Thankfully, I can say Warhammer 2 is one of the most transparent strategy games I’ve come across. When on the campaign map, in battle, or even before you’ve purchased a unit you are interested in, you can hover over their card to get a full run down of their stats, passive bonuses and where they excel. You get everything from their morale, attack, defence, bonus resistances, how much these things are being buffed or debuffed and more on an easy to understand slide at the edge of the screen. You can also dismiss the stats and bring them back up at will if you need to see more of the battle or feel they’re in the way.

When upgrading Lords and generals, you can see the exact changes your choices would make before investing a skill point, so you’re aware of what exactly you are doing. You’re also given plenty of information about each skill, regardless of how simple of complex it is. For example, magic effects are all labelled as abilities, spells or constant passive effects. If a spell, the cost of magic is listed, and for all types of abilities so is the duration they last. You get told who abilities can target, and even who they cannot and when they cannot. You get to see what type of damage they do and how long they take to cast and recharge. It’s all very infomative, and exactly what I like to see from games with a lot of behind-the-scenes calculations, so that the player never feels cheated…

Mostly…

I did once feel cheated by not giving one of my Dark Elf warriors a Bloodthrone (a giant chariot) because it said all her stats would decrease. But when I bit the nail and gave it to her, simply because Bloodthrone sounds cool, she was racking up almost 200+ kills per battle, which was much more than anyone else in my army was capable of doing. Other mounts have a similar effect; telling you your character will be objectively worse in many ways other than speed and max health. To be fair, the reason for this is that by giving your general or hero a mount, they are a larger target to hit and thus have a higher chance of being hit by enemy ranged and melee attacks. This justifies why the stats decrease so much. But it doesn’t explain away why they don’t tell you just how bloody beneficial these mounts can often be. Look, all I’m saying is not to let the idea you’re wizard has a higher chance of being hit steer you away from mounting them on a dragon that itself can rack up 100+ kills a battle even discounting your wizard’s abilities.

Technical Stuff
I don’t know a lot about the technical side of gaming, but what I do know is that this game takes an awful bloody long time to load. I don’t have the highest end PC in the world and know I don’t have an SSD, which I broadly know increases the speed of the system, which is why I thought my game was so slow. But it was only slow in loading screens – the campaign map and battles themselves all ran smooth as butter, so I decided to look it up and found a lot of people have issues with long loading times. It is a shame and can be drawback, especially if you mess up in your early campaign and decide to start again… Which just means even more loading screens.
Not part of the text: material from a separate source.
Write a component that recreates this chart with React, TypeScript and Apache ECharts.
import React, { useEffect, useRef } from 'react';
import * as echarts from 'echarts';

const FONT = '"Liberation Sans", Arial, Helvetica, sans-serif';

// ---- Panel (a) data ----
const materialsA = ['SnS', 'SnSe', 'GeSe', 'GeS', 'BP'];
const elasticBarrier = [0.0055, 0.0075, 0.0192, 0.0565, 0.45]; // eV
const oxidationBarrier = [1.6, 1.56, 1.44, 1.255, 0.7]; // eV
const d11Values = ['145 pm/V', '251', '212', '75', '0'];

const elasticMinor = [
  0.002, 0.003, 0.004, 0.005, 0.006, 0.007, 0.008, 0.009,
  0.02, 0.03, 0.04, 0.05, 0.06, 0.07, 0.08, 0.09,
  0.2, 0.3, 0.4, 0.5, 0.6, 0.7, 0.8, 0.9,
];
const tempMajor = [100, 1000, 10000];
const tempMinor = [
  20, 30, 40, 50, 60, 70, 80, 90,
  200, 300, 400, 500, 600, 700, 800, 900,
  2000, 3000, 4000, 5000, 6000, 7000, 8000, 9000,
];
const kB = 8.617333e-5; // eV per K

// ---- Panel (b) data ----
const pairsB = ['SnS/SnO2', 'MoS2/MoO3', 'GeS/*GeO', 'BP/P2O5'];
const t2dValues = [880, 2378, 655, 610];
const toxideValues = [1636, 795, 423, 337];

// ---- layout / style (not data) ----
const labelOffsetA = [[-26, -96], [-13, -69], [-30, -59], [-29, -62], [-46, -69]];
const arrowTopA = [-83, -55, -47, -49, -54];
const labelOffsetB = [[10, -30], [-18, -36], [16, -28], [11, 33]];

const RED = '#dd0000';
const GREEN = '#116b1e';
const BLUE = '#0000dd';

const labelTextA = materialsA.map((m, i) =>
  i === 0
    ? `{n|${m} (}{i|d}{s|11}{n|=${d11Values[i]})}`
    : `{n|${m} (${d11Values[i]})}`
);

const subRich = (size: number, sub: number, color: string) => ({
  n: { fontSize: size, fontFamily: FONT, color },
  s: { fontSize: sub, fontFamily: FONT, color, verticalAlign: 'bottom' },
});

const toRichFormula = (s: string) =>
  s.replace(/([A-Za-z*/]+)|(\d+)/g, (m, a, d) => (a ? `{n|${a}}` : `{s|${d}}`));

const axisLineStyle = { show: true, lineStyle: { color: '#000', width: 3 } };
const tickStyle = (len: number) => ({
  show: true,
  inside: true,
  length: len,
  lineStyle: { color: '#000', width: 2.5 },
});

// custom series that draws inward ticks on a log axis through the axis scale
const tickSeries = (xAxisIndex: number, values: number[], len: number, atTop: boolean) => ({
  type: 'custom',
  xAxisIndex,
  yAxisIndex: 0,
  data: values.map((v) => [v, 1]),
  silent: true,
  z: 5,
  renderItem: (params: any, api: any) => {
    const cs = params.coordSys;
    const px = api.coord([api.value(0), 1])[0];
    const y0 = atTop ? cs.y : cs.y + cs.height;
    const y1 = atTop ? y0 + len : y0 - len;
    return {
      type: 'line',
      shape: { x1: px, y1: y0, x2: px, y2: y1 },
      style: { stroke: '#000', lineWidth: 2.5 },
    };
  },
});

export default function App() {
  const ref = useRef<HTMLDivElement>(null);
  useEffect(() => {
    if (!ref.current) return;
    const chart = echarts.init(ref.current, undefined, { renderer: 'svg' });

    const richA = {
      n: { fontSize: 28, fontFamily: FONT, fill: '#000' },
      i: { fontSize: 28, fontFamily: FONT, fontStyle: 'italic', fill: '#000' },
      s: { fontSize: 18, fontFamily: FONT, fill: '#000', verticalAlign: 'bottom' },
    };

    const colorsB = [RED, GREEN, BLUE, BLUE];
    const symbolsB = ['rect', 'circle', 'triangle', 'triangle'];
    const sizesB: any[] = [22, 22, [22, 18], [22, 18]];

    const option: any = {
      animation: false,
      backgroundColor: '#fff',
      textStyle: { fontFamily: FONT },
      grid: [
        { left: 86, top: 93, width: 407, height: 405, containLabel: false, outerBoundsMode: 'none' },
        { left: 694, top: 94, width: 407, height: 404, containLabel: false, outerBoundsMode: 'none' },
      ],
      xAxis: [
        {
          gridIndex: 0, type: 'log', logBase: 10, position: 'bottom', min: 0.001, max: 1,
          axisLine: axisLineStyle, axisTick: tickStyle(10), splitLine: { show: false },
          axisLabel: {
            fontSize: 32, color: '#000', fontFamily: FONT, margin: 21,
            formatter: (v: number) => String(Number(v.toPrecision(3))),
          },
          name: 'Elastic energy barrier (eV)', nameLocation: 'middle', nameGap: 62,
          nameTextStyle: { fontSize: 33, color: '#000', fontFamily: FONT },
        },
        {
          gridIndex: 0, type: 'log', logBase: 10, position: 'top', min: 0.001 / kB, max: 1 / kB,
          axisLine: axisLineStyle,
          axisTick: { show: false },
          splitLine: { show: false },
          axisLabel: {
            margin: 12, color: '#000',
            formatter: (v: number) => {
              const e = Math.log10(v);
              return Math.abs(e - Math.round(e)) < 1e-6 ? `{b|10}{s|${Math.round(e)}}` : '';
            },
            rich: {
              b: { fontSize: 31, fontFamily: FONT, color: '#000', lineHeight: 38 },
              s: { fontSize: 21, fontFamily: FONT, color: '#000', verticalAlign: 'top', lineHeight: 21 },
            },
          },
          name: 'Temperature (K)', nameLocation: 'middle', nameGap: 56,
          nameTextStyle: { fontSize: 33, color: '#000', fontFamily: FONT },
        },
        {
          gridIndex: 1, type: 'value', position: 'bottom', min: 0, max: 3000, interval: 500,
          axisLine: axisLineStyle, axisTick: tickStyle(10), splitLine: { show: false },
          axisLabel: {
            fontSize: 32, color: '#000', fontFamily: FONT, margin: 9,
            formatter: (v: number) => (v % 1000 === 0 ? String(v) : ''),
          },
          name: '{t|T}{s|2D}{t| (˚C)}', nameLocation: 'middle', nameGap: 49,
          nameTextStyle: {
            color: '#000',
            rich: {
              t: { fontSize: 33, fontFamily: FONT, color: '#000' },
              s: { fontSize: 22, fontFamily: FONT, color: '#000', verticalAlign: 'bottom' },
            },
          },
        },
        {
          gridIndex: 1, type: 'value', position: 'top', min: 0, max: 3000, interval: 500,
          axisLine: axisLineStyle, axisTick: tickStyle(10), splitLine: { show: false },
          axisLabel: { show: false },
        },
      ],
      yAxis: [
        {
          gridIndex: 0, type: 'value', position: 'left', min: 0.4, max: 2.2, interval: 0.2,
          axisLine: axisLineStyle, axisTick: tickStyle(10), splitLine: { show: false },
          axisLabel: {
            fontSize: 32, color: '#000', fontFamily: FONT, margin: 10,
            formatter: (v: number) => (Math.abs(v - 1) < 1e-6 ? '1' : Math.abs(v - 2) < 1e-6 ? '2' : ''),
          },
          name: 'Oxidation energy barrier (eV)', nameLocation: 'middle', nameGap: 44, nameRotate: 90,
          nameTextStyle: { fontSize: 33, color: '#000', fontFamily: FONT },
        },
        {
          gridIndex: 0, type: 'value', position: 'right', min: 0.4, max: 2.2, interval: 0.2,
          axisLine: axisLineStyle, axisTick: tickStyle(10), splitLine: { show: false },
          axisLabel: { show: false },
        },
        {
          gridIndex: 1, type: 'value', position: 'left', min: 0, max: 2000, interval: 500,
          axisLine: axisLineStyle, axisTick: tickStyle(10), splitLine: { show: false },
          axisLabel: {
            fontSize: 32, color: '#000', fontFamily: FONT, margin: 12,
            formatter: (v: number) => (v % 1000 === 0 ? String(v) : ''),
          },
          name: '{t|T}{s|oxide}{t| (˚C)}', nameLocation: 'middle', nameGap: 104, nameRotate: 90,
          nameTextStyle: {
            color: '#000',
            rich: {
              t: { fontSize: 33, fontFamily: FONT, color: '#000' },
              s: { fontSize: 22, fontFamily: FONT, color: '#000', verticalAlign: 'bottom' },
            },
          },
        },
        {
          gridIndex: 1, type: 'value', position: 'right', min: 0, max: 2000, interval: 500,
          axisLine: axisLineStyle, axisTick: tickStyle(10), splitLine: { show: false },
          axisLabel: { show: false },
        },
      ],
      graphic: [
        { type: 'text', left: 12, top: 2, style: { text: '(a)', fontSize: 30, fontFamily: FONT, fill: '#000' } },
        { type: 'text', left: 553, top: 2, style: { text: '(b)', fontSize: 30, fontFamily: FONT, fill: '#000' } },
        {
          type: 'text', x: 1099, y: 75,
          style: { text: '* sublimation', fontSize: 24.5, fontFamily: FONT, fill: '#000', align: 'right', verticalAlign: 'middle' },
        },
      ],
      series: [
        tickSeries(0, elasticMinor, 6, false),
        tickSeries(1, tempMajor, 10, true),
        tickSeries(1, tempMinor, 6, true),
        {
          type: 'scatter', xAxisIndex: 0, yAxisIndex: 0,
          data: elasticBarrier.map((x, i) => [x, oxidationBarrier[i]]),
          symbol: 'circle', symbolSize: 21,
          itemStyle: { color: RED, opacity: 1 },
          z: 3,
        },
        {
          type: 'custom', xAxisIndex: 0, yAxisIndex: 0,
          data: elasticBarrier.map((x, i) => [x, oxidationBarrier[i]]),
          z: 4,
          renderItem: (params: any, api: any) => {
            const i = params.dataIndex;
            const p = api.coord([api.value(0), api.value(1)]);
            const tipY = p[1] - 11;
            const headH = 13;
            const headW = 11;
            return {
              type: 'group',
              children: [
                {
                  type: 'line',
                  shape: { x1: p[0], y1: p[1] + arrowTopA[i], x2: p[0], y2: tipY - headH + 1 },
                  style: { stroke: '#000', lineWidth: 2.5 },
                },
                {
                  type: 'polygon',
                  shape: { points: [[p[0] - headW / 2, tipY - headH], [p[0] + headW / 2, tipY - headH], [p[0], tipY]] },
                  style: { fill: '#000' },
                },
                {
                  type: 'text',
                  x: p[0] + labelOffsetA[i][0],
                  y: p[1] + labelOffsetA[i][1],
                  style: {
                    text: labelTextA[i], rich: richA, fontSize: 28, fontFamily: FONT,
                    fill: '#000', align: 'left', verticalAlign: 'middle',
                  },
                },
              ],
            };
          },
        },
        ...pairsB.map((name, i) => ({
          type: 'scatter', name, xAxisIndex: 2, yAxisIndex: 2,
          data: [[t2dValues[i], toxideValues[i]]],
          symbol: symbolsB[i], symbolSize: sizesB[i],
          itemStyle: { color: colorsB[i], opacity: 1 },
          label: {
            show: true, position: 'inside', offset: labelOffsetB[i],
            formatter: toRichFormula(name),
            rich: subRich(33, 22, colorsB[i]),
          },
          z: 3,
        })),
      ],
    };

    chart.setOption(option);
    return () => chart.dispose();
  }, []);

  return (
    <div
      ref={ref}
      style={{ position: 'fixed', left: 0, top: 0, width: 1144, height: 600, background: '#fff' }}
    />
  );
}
Next is the AI. Or, often times, lack thereof. Just like in previous Total War titles, the AI in this game sucks tremendously and can be easily cheesed. I often found myself using similar tactics as were doable in Rome Total War – an ancient game compared to this one – in order to get myself out of sticky situations. Everything from kiting large groups of enemies with missile cavalry, distracting them from the real fight, is still on the table. Although it is harder to manoeuvre enemies off of advantageous terrain unfairly, it is still easy to break them in most battle maps if you don’t play the map the way in which it was designed. For example, there are a number of maps with highly defensive chokepoints where it’s often easier to win by not defending them. The reason for this is that because the map was designed around that, the AI has been programmed to counter those sorts of defences pretty well. But if you deploy behind the chokepoint and try to do an ambush, or even just an open-field battle, on the smaller parts of these maps, the AI will spend so much time bumbling around and unable to get into any type of formation that it’s possible to exhaust your missile-units ammunition sometimes before they finally get themselves together.
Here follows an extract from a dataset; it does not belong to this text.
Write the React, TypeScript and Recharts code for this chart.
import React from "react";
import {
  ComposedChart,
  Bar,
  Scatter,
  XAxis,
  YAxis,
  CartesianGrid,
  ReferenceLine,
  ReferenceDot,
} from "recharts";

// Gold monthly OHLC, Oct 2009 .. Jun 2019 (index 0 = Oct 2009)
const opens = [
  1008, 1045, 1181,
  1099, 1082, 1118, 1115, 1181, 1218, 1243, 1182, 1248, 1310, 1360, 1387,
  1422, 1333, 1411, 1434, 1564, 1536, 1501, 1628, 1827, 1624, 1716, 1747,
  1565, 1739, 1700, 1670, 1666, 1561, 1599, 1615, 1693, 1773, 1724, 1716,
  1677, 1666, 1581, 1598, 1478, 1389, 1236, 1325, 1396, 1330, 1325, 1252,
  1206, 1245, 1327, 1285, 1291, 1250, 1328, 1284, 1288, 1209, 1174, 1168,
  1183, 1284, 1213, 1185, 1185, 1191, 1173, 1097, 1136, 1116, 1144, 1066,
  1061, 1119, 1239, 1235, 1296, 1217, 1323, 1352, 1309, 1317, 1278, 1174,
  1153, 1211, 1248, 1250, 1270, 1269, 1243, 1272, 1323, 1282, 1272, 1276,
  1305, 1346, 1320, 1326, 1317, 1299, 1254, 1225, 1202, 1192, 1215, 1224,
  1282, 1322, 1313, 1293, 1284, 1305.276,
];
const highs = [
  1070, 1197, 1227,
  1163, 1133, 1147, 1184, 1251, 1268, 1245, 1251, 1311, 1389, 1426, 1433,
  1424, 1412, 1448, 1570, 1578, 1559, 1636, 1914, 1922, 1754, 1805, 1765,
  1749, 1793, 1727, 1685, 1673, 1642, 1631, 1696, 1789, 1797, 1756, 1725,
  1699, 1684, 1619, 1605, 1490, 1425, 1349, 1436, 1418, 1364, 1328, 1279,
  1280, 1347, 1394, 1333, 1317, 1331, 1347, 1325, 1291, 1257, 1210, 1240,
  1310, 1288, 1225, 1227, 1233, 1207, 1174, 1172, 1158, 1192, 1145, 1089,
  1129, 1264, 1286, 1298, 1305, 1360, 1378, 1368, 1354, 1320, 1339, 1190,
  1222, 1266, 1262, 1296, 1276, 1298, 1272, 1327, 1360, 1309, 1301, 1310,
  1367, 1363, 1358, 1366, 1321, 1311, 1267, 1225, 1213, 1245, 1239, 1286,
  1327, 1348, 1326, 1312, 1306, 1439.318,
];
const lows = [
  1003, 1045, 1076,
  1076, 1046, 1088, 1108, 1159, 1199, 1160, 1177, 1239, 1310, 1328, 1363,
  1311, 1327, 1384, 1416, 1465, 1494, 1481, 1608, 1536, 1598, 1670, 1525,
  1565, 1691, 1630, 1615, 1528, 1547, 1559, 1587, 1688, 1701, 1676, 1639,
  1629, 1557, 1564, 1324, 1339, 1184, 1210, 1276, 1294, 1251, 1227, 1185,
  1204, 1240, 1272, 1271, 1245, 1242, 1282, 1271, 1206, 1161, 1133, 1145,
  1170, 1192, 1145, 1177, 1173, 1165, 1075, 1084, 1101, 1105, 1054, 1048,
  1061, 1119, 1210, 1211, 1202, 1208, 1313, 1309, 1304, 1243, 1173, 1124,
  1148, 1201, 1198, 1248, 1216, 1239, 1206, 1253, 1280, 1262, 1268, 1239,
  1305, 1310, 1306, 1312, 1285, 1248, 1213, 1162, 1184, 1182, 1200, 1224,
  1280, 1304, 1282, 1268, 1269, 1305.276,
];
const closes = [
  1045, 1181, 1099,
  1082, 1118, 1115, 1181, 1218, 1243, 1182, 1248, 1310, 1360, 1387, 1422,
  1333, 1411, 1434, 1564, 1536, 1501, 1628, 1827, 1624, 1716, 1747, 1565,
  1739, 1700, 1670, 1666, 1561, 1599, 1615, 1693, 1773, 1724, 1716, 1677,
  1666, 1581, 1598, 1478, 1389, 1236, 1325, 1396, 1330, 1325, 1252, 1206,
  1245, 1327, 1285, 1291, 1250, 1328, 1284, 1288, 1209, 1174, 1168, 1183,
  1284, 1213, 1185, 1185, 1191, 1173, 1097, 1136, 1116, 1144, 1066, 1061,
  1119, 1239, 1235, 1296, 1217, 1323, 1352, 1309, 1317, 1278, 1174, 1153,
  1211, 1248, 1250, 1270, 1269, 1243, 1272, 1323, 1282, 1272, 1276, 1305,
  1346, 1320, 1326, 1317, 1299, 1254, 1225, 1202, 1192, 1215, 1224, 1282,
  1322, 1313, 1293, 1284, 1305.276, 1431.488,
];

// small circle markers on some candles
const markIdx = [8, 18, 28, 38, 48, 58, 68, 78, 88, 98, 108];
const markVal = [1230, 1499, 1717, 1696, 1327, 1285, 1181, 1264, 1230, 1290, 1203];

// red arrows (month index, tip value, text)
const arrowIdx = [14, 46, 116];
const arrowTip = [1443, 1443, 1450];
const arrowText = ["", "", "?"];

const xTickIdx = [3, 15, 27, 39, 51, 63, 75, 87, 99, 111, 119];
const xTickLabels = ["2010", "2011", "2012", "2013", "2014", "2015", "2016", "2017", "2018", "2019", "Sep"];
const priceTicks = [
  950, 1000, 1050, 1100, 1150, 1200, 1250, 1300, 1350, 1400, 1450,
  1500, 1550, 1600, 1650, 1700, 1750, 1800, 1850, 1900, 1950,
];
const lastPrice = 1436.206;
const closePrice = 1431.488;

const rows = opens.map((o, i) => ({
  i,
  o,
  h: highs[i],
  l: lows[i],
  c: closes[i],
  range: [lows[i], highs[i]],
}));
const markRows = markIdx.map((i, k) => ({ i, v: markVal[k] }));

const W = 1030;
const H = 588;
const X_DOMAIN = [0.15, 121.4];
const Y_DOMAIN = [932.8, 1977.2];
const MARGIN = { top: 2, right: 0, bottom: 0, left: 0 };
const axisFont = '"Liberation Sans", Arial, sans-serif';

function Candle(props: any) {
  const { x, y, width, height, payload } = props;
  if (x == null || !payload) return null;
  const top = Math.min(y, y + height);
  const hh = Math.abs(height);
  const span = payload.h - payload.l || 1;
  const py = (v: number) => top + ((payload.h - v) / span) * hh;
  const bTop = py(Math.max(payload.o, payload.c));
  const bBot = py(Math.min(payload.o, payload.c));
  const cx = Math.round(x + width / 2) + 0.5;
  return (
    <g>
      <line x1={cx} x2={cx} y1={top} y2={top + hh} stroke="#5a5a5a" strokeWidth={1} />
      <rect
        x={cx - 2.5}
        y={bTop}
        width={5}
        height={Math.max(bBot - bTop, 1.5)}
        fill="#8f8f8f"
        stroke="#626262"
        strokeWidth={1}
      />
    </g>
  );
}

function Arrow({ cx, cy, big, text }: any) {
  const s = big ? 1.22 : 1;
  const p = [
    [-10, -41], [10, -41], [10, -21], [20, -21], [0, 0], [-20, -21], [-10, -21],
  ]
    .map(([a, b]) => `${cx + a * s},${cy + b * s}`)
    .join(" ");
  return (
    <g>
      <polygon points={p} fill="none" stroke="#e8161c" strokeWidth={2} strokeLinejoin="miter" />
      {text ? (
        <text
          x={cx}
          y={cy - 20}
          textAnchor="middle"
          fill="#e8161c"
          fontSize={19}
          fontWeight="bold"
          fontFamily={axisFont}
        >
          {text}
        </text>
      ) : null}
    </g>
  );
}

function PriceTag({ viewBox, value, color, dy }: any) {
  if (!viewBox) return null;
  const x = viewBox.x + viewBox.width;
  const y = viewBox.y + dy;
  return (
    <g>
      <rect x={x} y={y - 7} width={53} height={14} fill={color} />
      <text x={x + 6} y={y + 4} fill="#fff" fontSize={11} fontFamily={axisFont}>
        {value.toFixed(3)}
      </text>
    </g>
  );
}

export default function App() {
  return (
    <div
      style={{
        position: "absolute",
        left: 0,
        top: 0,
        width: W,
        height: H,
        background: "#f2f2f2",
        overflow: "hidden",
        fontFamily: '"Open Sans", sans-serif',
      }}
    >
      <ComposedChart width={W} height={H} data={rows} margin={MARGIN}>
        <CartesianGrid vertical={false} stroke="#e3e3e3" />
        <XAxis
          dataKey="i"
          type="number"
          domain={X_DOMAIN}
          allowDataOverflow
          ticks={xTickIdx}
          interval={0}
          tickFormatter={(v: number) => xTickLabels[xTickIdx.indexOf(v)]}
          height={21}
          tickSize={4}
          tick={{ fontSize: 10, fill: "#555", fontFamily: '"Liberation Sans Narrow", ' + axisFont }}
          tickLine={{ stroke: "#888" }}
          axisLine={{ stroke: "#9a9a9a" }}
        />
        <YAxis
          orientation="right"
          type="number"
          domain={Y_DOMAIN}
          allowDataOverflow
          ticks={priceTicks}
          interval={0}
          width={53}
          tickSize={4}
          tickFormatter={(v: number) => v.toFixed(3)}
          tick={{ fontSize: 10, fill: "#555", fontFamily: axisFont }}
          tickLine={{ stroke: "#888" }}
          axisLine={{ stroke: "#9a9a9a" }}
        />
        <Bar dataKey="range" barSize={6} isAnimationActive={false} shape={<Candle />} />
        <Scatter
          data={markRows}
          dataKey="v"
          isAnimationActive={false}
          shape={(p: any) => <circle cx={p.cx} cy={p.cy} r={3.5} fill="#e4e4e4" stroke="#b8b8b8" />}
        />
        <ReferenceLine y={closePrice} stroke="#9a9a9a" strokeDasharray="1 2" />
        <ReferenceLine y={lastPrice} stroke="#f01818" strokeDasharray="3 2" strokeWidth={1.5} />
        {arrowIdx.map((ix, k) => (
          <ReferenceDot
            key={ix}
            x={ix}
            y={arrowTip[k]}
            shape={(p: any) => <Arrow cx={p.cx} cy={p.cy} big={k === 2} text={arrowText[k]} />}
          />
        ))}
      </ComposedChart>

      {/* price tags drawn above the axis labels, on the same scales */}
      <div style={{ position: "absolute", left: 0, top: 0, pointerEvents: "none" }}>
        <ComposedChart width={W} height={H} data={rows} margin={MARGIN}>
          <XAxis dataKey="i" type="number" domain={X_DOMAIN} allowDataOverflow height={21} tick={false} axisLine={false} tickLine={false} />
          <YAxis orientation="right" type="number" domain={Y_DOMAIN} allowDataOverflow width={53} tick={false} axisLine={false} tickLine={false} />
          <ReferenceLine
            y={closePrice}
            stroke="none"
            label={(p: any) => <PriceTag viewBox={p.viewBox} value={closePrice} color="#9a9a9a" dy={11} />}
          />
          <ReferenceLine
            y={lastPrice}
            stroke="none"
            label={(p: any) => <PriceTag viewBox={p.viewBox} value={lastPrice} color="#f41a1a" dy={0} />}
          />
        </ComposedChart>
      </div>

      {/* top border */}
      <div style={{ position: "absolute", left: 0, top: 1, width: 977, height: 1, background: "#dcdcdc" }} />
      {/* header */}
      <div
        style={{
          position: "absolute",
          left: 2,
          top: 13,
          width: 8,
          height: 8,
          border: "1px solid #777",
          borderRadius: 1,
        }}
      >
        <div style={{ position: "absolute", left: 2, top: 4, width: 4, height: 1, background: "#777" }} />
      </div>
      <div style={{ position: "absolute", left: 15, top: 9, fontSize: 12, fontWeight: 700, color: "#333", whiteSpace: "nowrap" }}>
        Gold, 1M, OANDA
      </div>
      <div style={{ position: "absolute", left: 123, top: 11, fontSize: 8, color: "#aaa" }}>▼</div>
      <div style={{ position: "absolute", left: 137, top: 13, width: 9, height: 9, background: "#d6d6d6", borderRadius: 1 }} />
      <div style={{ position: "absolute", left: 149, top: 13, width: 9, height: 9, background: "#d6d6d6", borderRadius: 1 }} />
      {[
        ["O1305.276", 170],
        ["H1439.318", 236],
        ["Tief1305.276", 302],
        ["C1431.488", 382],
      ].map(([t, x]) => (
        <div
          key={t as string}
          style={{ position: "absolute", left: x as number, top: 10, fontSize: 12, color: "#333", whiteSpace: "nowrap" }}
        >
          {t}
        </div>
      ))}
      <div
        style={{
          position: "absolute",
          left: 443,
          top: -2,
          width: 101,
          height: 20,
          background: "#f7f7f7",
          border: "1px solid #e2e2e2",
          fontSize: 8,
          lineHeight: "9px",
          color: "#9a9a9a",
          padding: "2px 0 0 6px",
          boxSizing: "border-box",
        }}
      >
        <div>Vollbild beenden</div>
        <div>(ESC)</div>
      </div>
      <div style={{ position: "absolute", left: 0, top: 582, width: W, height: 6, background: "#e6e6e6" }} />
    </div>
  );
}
This piss-poor AI that Total War is known for, is compensated for with something Total War is also known for; artificial difficulty. In Rome Total War, the game simply gave the AI heaps of cash, armies and let them win fights they had no business winning because the game needed those fights to be won. In this game, the AI has an anti-player bias. What that means is that they will often ignore their natural enemies, marching straight through their lands unprevented in order to target you because you are a human. This is not real difficulty – this difficulty is completely invented by Creative Assembly because their AI is so trash the game would be too easy otherwise.

It’s a shame to see a game that released in 2017 suffering from the same issues that haunted a game from 2004. Creative Assembly desperately need to improve their AI to a point where they don’t have to pretend the game is difficult, because it actually is.

Conclusion:
Would I recommend Total War Warhammer 2? Absolutely. It has a lot of problems that are, disappointingly, carry-overs from previous titles and thus a lot of the good things about this game do feel in-spite of them. But one thing that certainly is not in spite of them is how ridiculously fun this game is. I mean, who doesn’t want to see two gatling gun teams – manned by rats – shoot a dragon out of the sky, or a human steam-punk tank shell a T-Rex as is charges into a line of spears? Who doesn’t want to see a Dwarf riding a helicopter shoot a pack of harpies out of the sky, or a giant sentient tree with magic fight a giant sentient hull of a pirate ship with a cannon arm? There’s too much fun to handle in this game.

That said, I wouldn’t recommend buying paid DLC unless the base game really engages you – especially as Mortal Empires, the best experience this game has to offer, has be be obtained by buying another full-price game. But I would highly encourage you to pick up all the free DLC, of which there is a lot and adds so much to the replayability.

For all it’s issues, I’d say it’s the second or third best Total War game, just shy behind Rome and maybe Medieval II. And for that reason, it certainly deserves some love.